ARAPLARIN bir bölümünü hariç tutarsak, komplo teorileri uydurmak bab’ında biz Türklerle aşık atabilecek; hatta belki de fark atabilecek yegáne milleti Sırplar oluşturur.
Nitekim, Slobodan Miloseviç; nam-ı diğer "Çetnik kasap"ın yargılandığı BM Savaş Suçluları Mahkemesihücresinde ölü bulunmasından sonraki "tatava" bunu tekrar ispatladı.
Müteveffa Yugoslavya’daki tekne kalıntısı taraftarları ve postu Moskova’ya sermiş olan Bronislav biraderi, hazretin Lahey cezaevinde "zehirlendiğini" (!)öne sürüyorlar.
Pes ki pes ve de ne diyeyim?
*
AMA diyorum ki, evládları, eşleri, ebeveynleri Vukovar’da, Srebrenika’da, Tuzla’da biner biner katledilmiş Boşnak ve Hırvatlardan bazıları mutlaka "intikam yemini" içmişlerdi.
"Komitacı" geleneği, böylesine gizli örgütlenmeler Balkan’da ahval-i adiye sayılır.
Dolayısıyla, bunlardan bazıları yolunu bulup hapishane kadrosuna aşçı olarak girdiler.
Muhteremin "çebaviçi" ızgara köftesini yoğururken de, çaktırmadan, halis Hollanda danasından kıymanın harcına baharat falan değil, ölümcül arsenik yahut siyanür kattılar.
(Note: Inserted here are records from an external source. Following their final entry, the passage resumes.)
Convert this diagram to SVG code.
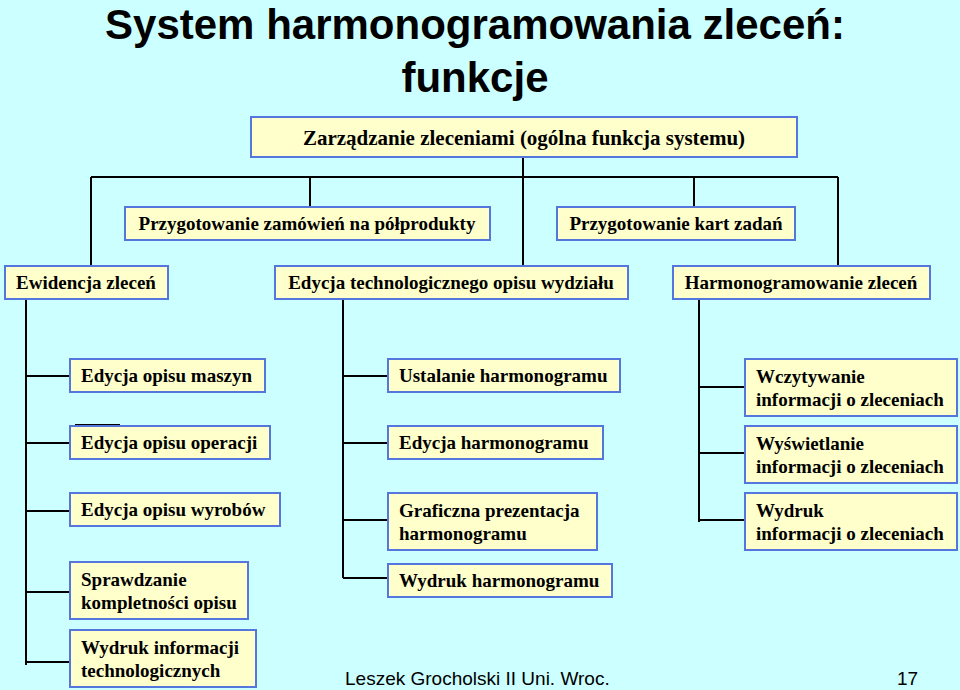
<svg xmlns="http://www.w3.org/2000/svg" width="960" height="690" viewBox="0 0 960 690">
<style>
.b{fill:#FFFFCC;stroke:#5577DD;stroke-width:2}
.t{font-family:'Liberation Serif','Times New Roman',serif;font-size:19px;font-weight:bold;fill:#000}
.big{font-size:21px}
.c{stroke:#000;stroke-width:2;fill:none}
.s{font-family:'Liberation Sans',Arial,sans-serif}
</style>
<rect width="960" height="690" fill="#CCFFFF"/>
<text class="s" x="475" y="39" text-anchor="middle" font-size="42" font-weight="bold">System harmonogramowania zleceń:</text>
<text class="s" x="475" y="92" text-anchor="middle" font-size="42" font-weight="bold">funkcje</text>
<g id="connectors" class="c">
<path d="M523 150V265M91 177H838M91 177V265M310 177V207M694 177V207M838 177V265"/>
<path d="M26 299V665M26 376H70M26 443H70M26 511H70M26 592H70M26 662H70M75 425H120"/>
<path d="M343 300V578M343 376H388M343 443H388M343 520H388M343 578H388"/>
<path d="M699 300V522M699 387H745M699 453H745M699 520H745"/>
</g>
<g id="n0"><rect class="b" x="251" y="117" width="546" height="40"/><text class="t big" x="524" y="145" text-anchor="middle">Zarządzanie zleceniami (ogólna funkcja systemu)</text></g>
<g id="n1"><rect class="b" x="125" y="207" width="365" height="33"/><text class="t" x="307" y="230" text-anchor="middle">Przygotowanie zamówień na półprodukty</text></g>
<g id="n2"><rect class="b" x="557" y="207" width="238" height="33"/><text class="t" x="676" y="230" text-anchor="middle">Przygotowanie kart zadań</text></g>
<g id="n3"><rect class="b" x="5" y="266" width="163" height="33"/><text class="t" x="86" y="289" text-anchor="middle">Ewidencja zleceń</text></g>
<g id="n4"><rect class="b" x="275" y="266" width="353" height="33"/><text class="t" x="451" y="289" text-anchor="middle">Edycja technologicznego opisu wydziału</text></g>
<g id="n5"><rect class="b" x="673" y="266" width="257" height="33"/><text class="t" x="801" y="289" text-anchor="middle">Harmonogramowanie zleceń</text></g>
<g id="n6"><rect class="b" x="70" y="359" width="195" height="33"/><text class="t" x="81" y="382">Edycja opisu maszyn</text></g>
<g id="n7"><rect class="b" x="70" y="426" width="200" height="33"/><text class="t" x="81" y="449">Edycja opisu operacji</text></g>
<g id="n8"><rect class="b" x="70" y="493" width="210" height="33"/><text class="t" x="81" y="516">Edycja opisu wyrobów</text></g>
<g id="n9"><rect class="b" x="70" y="562" width="178" height="57"/><text class="t" x="81" y="586">Sprawdzanie</text><text class="t" x="81" y="609">kompletności opisu</text></g>
<g id="n10"><rect class="b" x="70" y="630" width="186" height="57"/><text class="t" x="81" y="654">Wydruk informacji</text><text class="t" x="81" y="677">technologicznych</text></g>
<g id="n11"><rect class="b" x="388" y="359" width="232" height="33"/><text class="t" x="399" y="382">Ustalanie harmonogramu</text></g>
<g id="n12"><rect class="b" x="388" y="426" width="215" height="33"/><text class="t" x="399" y="449">Edycja harmonogramu</text></g>
<g id="n13"><rect class="b" x="388" y="493" width="209" height="57"/><text class="t" x="399" y="517">Graficzna prezentacja</text><text class="t" x="399" y="540">harmonogramu</text></g>
<g id="n14"><rect class="b" x="388" y="564" width="224" height="33"/><text class="t" x="399" y="587">Wydruk harmonogramu</text></g>
<g id="n15"><rect class="b" x="745" y="359" width="212" height="57"/><text class="t" x="756" y="383">Wczytywanie</text><text class="t" x="756" y="406">informacji o zleceniach</text></g>
<g id="n16"><rect class="b" x="745" y="426" width="212" height="57"/><text class="t" x="756" y="450">Wyświetlanie</text><text class="t" x="756" y="473">informacji o zleceniach</text></g>
<g id="n17"><rect class="b" x="745" y="493" width="212" height="57"/><text class="t" x="756" y="517">Wydruk</text><text class="t" x="756" y="540">informacji o zleceniach</text></g>
<text class="s" x="345" y="685" font-size="19">Leszek Grocholski II Uni. Wroc.</text>
<text class="s" x="897" y="685" font-size="19">17</text>
</svg>
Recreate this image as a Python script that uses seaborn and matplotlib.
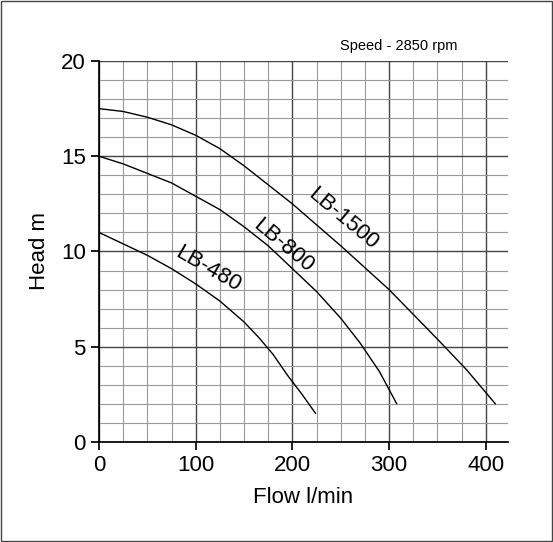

Vah vah, demek can derdindeki "Çetnik kasap", et derdindeki Felemenk kasabın aymazlığından ötürü öteki tarafı boylayıverdi.
*
OLMAZ olmaz demeyin, Mahkeme Başkanı Carla del Ponte hanım daha geçen gün "BM tercüman ücreti ödeyecek harcırahı bile ayırmıyor" diye yakınıp durmuyor muydu?
O halde, Slobodan Miloseviç için özel "taamcıbaşı" tayin etmesi mümkün değildir!
Devenin nalı ve böyle bir şey váki olsaydı kadıncağızı tefe koyup çalarlardı.
Düşünün ki, Bush o mahkemeyi reddediyor ve genel olarak BM’den gıcık kapıyor".
Paracıkların Belgrad voyvodasına midevi güvenlik sağlamak için bir "taamcıbaşı"na çarçur edildiğini duysaydı, ABD’nin New York örgütüne verdiği kredilerini şıppadak keserdi.
Zaten işte tam burada da başka bir ihtimal kulağıma kar suyu kaçırıyor.
*
O da şu ki, söz konusu Bush’unTeksaslı kovboy fütursuzluğuyla davrandığını ve de CIA’sından FBI’ına, bilûmum gizli servisler emrine ámade beklediğini hepimiz biliyoruz.
İşte belki de, "yargılama artık sıktı, siz hemen icábına bakın" talimatını buyurdu.
Eli uzun Amerikan servisleri de, kızıl dönem Bulgar ajanlarının ucu zehirli şemsiye kullanarak Londra sokağında yaptığı türden bir cinayet operasyonunu Lahey’de tekrarladılar.
Ve farz edelim ki, zehirli iğne bu defa şemsiyeyle değil de, dolarlarla satın alınmış gardiyanın tıpkı Brezilya yamyamları gibi nefesle üfleyeceği özel bir aletle şırıngalandı.
Zaten, Hitchcock filmlerinin fon müziğiyle sahneyi gayet iyi tahayyül ediyorum.
*
İŞTE zavallı Miloseviç katliamlardaki masûmiyetini ispatlamak için cuma gecesi harıl harıl savunma hazırlamıştır ve şimdi yorgunluktan bitáp, romatizmalarını Kuzey Denizi’nin rutubetinden korunmak için battaniyeye sarınmış, ranzasında uyumaktadır.
O ne, ayaklarının ucuna basarak hücre önüne gelen gardiyan gözetleme mazgalını açtı.
Eyvah, loş ışıkta hedef arıyor. Alengirli silahıyla yataktan sarkan eli nişanladı.
"Püffff", bütün ciğerlerini şişirerek, ucuna arsenik batırılmış iğneyi üfledi.
Ve cumartesi sabahı da, Allah taksiratını affetsin, Slobodan Miloseviç sizlere öbür.
*
NE yani, inanmadınız mı? Keyfiniz bilir. Sizi ikna için yemin billah edecek değilim.
Zaten ben de sizin o öne sürdüğünüz, hanidir yürek şikayeti olduğu; yüksek tansiyonu bulunduğuna ve dünkü otopsinin de sekte-i kalp sebebi gösterdiği raporlarına inanmıyorum.
Komplo teorisinde Türklerle yarışa kalkışan Sırplara hemen pes eden göz bende yok!